Bean counter. A person who constrains, but does not enable. The kind of person who says, “It can’t be done.”
These are just a few of the criticisms traditionally lobbed at chief financial officers from the creative side. But these days, in a challenging global economy — where technology is constantly changing the rules of the game, and the populations of developing countries are rapidly becoming more urbanized — collaboration and cooperation of the finance and marketing sides are essential, said Laxman Narasimhan, CFO of PepsiCo Americas Foods.
Today, the role of CFO is all about intersections, noted Narasimhan during a presentation Monday at the Retail and Consumer Goods Growth Summit. Those intersections include the point where finance meshes with supply chain management, information technology, sales, innovation and marketing.
“Our business is an execution business,” Narasimhan said during the conference, organized by Knowledge at Wharton, Wharton’s Jay H. Baker Retailing Center and Momentum Event Group. With the explosion of data created by the Internet and increased connectivity, “in the next 10 to 15 years, how we execute will fundamentally transform.”
PepsiCo has a massive product portfolio, including 22 billion-dollar brands ranging from internationally-known names like Lays to goods that are only sold in one or two countries. “How do we make investments?” Narasimhan asked. “Where do you put the money?… You’ve got to make sure the money goes to places where you get the biggest bang for your buck.”
Often those decisions have to be made on the fly, based on the multitude of customer feedback that is now available immediately online. This was the kind of situation that PepsiCo was faced with in 2012 in Argentina, when it introduced chocolate chip cookies under the Toddy brand, which got its start as a powdered milk drink.
The launch was successful — but it went a little too well. PepsiCo ran out of cookies. “We literally did not have the capacity to meet demand.” On social media, Argentinian consumers were talking about the cookie shortage, and where, if anywhere, they could find the product.
So PepsiCo made the swirling gossip, rumors and cookie cravings the cornerstone of its strategy. The company built a “cookie finder” app.
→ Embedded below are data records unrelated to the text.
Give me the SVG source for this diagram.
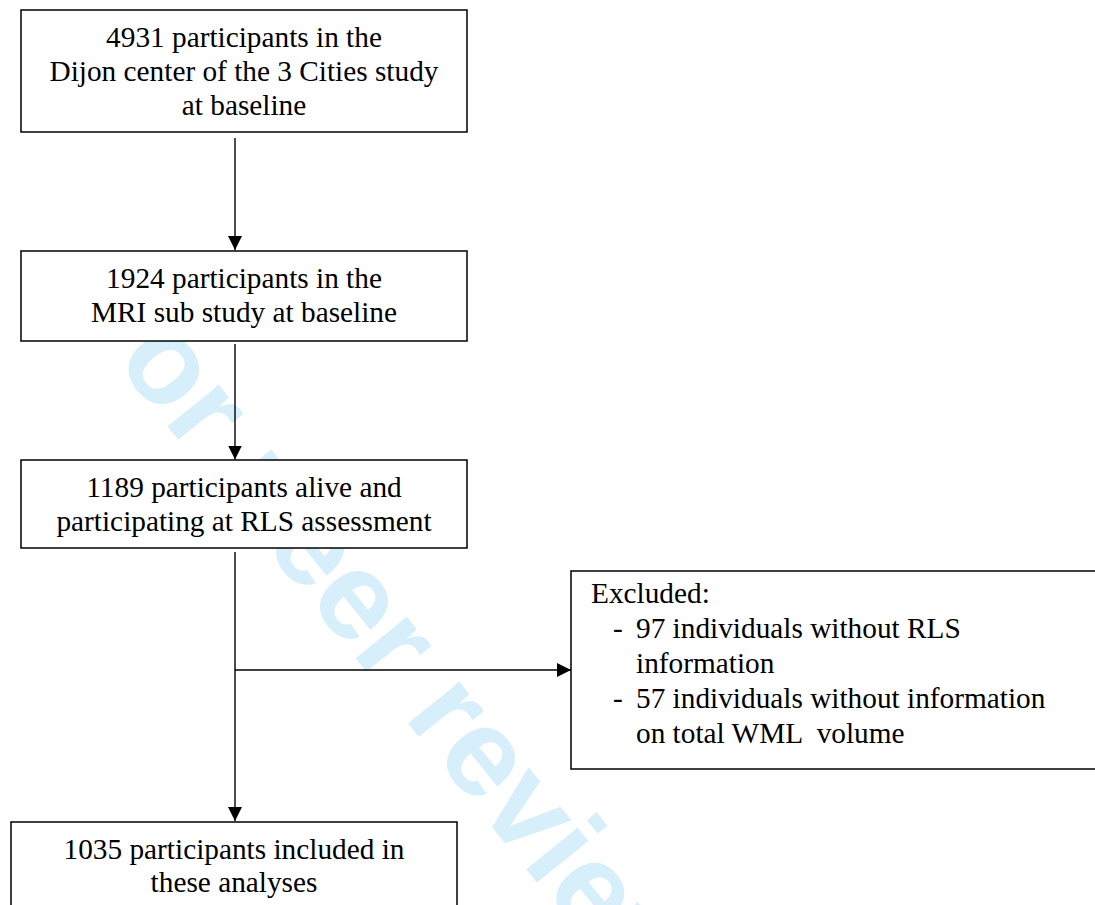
<svg xmlns="http://www.w3.org/2000/svg" width="1095" height="905" viewBox="0 0 1095 905">
<style>
.box{fill:#ffffff;stroke:#000000;stroke-width:1.5}
.t{font-family:"Liberation Serif","Times New Roman",serif;font-size:29.3px;fill:#000000}
.c{text-anchor:middle}
.ln{stroke:#000000;stroke-width:1.4;fill:none}
.wm{font-family:"Liberation Sans",Arial,sans-serif;font-weight:bold;font-size:125px;fill:#d7effb}
</style>
<defs>
<marker id="ah" viewBox="0 0 10 10" refX="10" refY="5" markerWidth="10" markerHeight="10" markerUnits="userSpaceOnUse" orient="auto">
<path d="M0,0 L10,5 L0,10 Z" fill="#000000"/>
</marker>
<marker id="ahb" viewBox="0 0 14 14" refX="14" refY="7" markerWidth="14" markerHeight="14" markerUnits="userSpaceOnUse" orient="auto">
<path d="M0,0 L14,7 L0,14 Z" fill="#000000"/>
</marker>
</defs>
<rect width="1095" height="905" fill="#ffffff"/>
<text class="wm" transform="translate(66,301) rotate(51)">For peer review</text>
<g id="connectors">
<line class="ln" x1="235" y1="138" x2="235" y2="250" marker-end="url(#ahb)"/>
<line class="ln" x1="235" y1="344" x2="235" y2="459.5" marker-end="url(#ahb)"/>
<line class="ln" x1="235" y1="552" x2="235" y2="821" marker-end="url(#ahb)"/>
<line class="ln" x1="235" y1="670" x2="571" y2="670" marker-end="url(#ahb)"/>
</g>
<g id="n1">
<rect class="box" x="21" y="10" width="446" height="122"/>
<text class="t c" x="244" y="47">4931 participants in the</text>
<text class="t c" x="244" y="81">Dijon center of the 3 Cities study</text>
<text class="t c" x="244" y="115">at baseline</text>
</g>
<g id="n2">
<rect class="box" x="21" y="251" width="446" height="90"/>
<text class="t c" x="244" y="288">1924 participants in the</text>
<text class="t c" x="244" y="322">MRI sub study at baseline</text>
</g>
<g id="n3">
<rect class="box" x="21" y="460" width="446" height="88"/>
<text class="t c" x="244" y="497">1189 participants alive and</text>
<text class="t c" x="244" y="531">participating at RLS assessment</text>
</g>
<g id="n4">
<rect class="box" x="571" y="571" width="540" height="198"/>
<text class="t" x="591" y="603">Excluded:</text>
<text class="t" x="613" y="638">-</text>
<text class="t" x="636" y="638">97 individuals without RLS</text>
<text class="t" x="636" y="673">information</text>
<text class="t" x="613" y="708">-</text>
<text class="t" x="636" y="708">57 individuals without information</text>
<text class="t" x="636" y="743" xml:space="preserve">on total WML  volume</text>
</g>
<g id="n5">
<rect class="box" x="11" y="822" width="446" height="100"/>
<text class="t c" x="234" y="859">1035 participants included in</text>
<text class="t c" x="234" y="892">these analyses</text>
</g>
</svg>
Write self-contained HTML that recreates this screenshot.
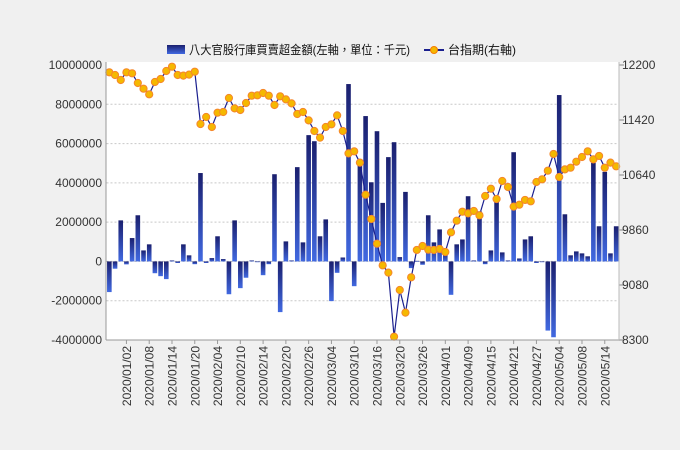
<!DOCTYPE html>
<html><head><meta charset="utf-8"><style>
html,body{margin:0;padding:0;background:#f0f0f0;}
svg{display:block;font-family:"Liberation Sans","Noto Sans CJK TC",sans-serif;}
</style></head><body>
<svg id="chart" width="680" height="450">
<defs>
<linearGradient id="barGrad" x1="0" y1="0" x2="0" y2="1">
<stop offset="0" stop-color="#1a1f6e"/><stop offset="1" stop-color="#4169e1"/>
</linearGradient>
</defs>
<rect x="106" y="62" width="513" height="278" fill="#ffffff"/>
<g id="grid"></g>
<g id="bars"></g>
<g id="line"></g>
<g id="axes"></g>
<g>
<rect x="167" y="45" width="18" height="9" fill="url(#barGrad)"/>
<text x="189" y="54" font-size="12" fill="#111" textLength="221" lengthAdjust="spacingAndGlyphs">八大官股行庫買賣超金額(左軸，單位：千元)</text>
<line x1="424" y1="50" x2="444" y2="50" stroke="#1a1f8e" stroke-width="2"/>
<circle cx="434" cy="50" r="3.5" fill="#f5b800" stroke="#f57c00"/>
<text x="448" y="54" font-size="12" fill="#111">台指期(右軸)</text>
</g>
</svg>
<script>
const dates = ["2019/12/27","2019/12/30","2019/12/31","2020/01/02","2020/01/03","2020/01/06","2020/01/07","2020/01/08","2020/01/09","2020/01/10","2020/01/13","2020/01/14","2020/01/15","2020/01/16","2020/01/17","2020/01/20","2020/01/30","2020/01/31","2020/02/03","2020/02/04","2020/02/05","2020/02/06","2020/02/07","2020/02/10","2020/02/11","2020/02/12","2020/02/13","2020/02/14","2020/02/17","2020/02/18","2020/02/19","2020/02/20","2020/02/21","2020/02/24","2020/02/25","2020/02/26","2020/02/27","2020/03/02","2020/03/03","2020/03/04","2020/03/05","2020/03/06","2020/03/09","2020/03/10","2020/03/11","2020/03/12","2020/03/13","2020/03/16","2020/03/17","2020/03/18","2020/03/19","2020/03/20","2020/03/23","2020/03/24","2020/03/25","2020/03/26","2020/03/27","2020/03/30","2020/03/31","2020/04/01","2020/04/06","2020/04/07","2020/04/08","2020/04/09","2020/04/10","2020/04/13","2020/04/14","2020/04/15","2020/04/16","2020/04/17","2020/04/20","2020/04/21","2020/04/22","2020/04/23","2020/04/24","2020/04/27","2020/04/28","2020/04/29","2020/04/30","2020/05/04","2020/05/05","2020/05/06","2020/05/07","2020/05/08","2020/05/11","2020/05/12","2020/05/13","2020/05/14","2020/05/15","2020/05/18"];
const netBuy = [-1560000,-370000,2090000,-150000,1190000,2350000,560000,870000,-600000,-750000,-900000,50000,-80000,870000,310000,-140000,4500000,-80000,170000,1280000,120000,-1670000,2090000,-1360000,-830000,50000,-30000,-700000,-140000,4440000,-2580000,1020000,50000,4800000,970000,6430000,6120000,1280000,2140000,-2020000,-580000,200000,9030000,-1260000,5200000,7400000,4030000,6630000,2980000,5310000,6070000,220000,3540000,-340000,30000,-170000,2350000,970000,1630000,480000,-1700000,870000,1120000,3320000,50000,2550000,-140000,560000,3030000,460000,50000,5560000,150000,1120000,1280000,-80000,-30000,-3520000,-3860000,8470000,2400000,310000,510000,410000,260000,5020000,1790000,4560000,410000,1790000];
const futures = [12096,12058,11987,12096,12082,11945,11864,11784,11959,12001,12115,12176,12058,12049,12063,12105,11363,11463,11321,11524,11533,11732,11585,11562,11661,11765,11770,11803,11765,11633,11756,11713,11656,11505,11533,11415,11264,11170,11321,11359,11486,11264,10947,10976,10815,10361,10016,9666,9359,9255,8347,9009,8688,9189,9577,9633,9581,9577,9591,9548,9827,9992,10120,10096,10130,10068,10342,10446,10300,10555,10470,10191,10219,10286,10267,10541,10579,10701,10938,10612,10720,10744,10829,10895,10976,10862,10910,10744,10815,10763];
const leftTicks = [10000000,8000000,6000000,4000000,2000000,0,-2000000,-4000000];
const rightTicks = [12200,11420,10640,9860,9080,8300];

const NS="http://www.w3.org/2000/svg";
const L=106.5, R=619, T=65, B=340;
const band=(R-L)/dates.length;
const xC=i=>L+band*(i+0.5);
const yL=v=>T+(10000000-v)/14000000*(B-T);
const yR=v=>T+(12200-v)/3900*(B-T);
function mk(tag,attrs,parent){const e=document.createElementNS(NS,tag);for(const k in attrs)e.setAttribute(k,attrs[k]);parent.appendChild(e);return e;}
const grid=document.getElementById('grid'),bars=document.getElementById('bars'),line=document.getElementById('line'),axes=document.getElementById('axes');
leftTicks.forEach(t=>{
  const y=yL(t);
  if(t!==0&&t!==-4000000&&t!==10000000){const g=mk('line',{x1:L,x2:R,y1:y,y2:y,stroke:'#c8c8c8','stroke-dasharray':'2,2'},grid);
  
  }
  const tx=mk('text',{x:102,y:y+4,'text-anchor':'end','font-size':'12',fill:'#333'},axes);
  tx.textContent=t;
  
  
});
const zl=mk('line',{x1:L,x2:R,y1:yL(0),y2:yL(0),stroke:'#bbb','stroke-dasharray':'2,2'},grid);


rightTicks.forEach(t=>{
  const y=yR(t);
  const tk=mk('line',{x1:R,x2:R+5,y1:y,y2:y,stroke:'#888'},axes);
  
  
  const tx=mk('text',{x:R+3,y:y+4,'font-size':'12',fill:'#333'},axes);
  tx.textContent=t;
  
  
});
netBuy.forEach((v,i)=>{
  const y0=yL(0),y1=yL(v);
  const r=mk('rect',{x:xC(i)-2.3,width:4.6,y:Math.min(y0,y1),height:Math.max(0.8,Math.abs(y1-y0)),fill:'url(#barGrad)'},bars);
  
  
});
const pts=futures.map((v,i)=>xC(i).toFixed(1)+','+yR(v).toFixed(1)).join(' ');
const pl=mk('polyline',{points:pts,fill:'none',stroke:'#1a1f8e','stroke-width':'1.2'},line);


futures.forEach((v,i)=>{
  const c=mk('circle',{cx:xC(i),cy:yR(v),r:3.6,fill:'#f5b800',stroke:'#f5862a','stroke-width':'1'},line);
  
  
});
const ax1=mk('line',{x1:L-0.5,x2:L-0.5,y1:T-3,y2:B,stroke:'#999'},axes);


const ax2=mk('line',{x1:L-0.5,x2:R,y1:B,y2:B,stroke:'#999'},axes);


const ax3=mk('line',{x1:R,x2:R,y1:T-3,y2:B,stroke:'#bbb'},axes);


dates.forEach((d,i)=>{
  if(i<3||(i-3)%4!==0)return;
  const x=xC(i);
  const tk=mk('line',{x1:x,x2:x,y1:B,y2:B+4,stroke:'#999'},axes);
  
  
  const tx=mk('text',{x:0,y:0,'text-anchor':'end','font-size':'12',fill:'#333',transform:'translate('+(x+4.5)+','+(B+6)+') rotate(-90)'},axes);
  tx.textContent=d;
  
  
});
</script>
</body></html>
It also created a special “Toddy convoy” delivery team and popularized its whereabouts on social media. “You have to set a brand guardrail for what you can and cannot do and unleash local entrepreneurship,” Narasimhan said. “The campaign was completely developed by the local team in Argentina.”
To work collaboratively with marketers, CFOs must “create resources, guide investments, measure relentlessly, and enable transparency and consistency,” Narasimhan noted. “If we are spending a certain amount of money, is it touching the consumer?… We’re happy to invest more in our brands, but we want the money to touch the consumer.”
As an example, Narasimhan cited another successful recent campaign: the Lays “Do Us a Flavor” promotion, which asks consumers to submit their ideas for creative, often off-the-wall new potato chip varieties (among the winners last year in Canada — “maple moose.”) “We run this program by thinking end-to-end about execution,” Narasimhan said. “We literally measure every element.”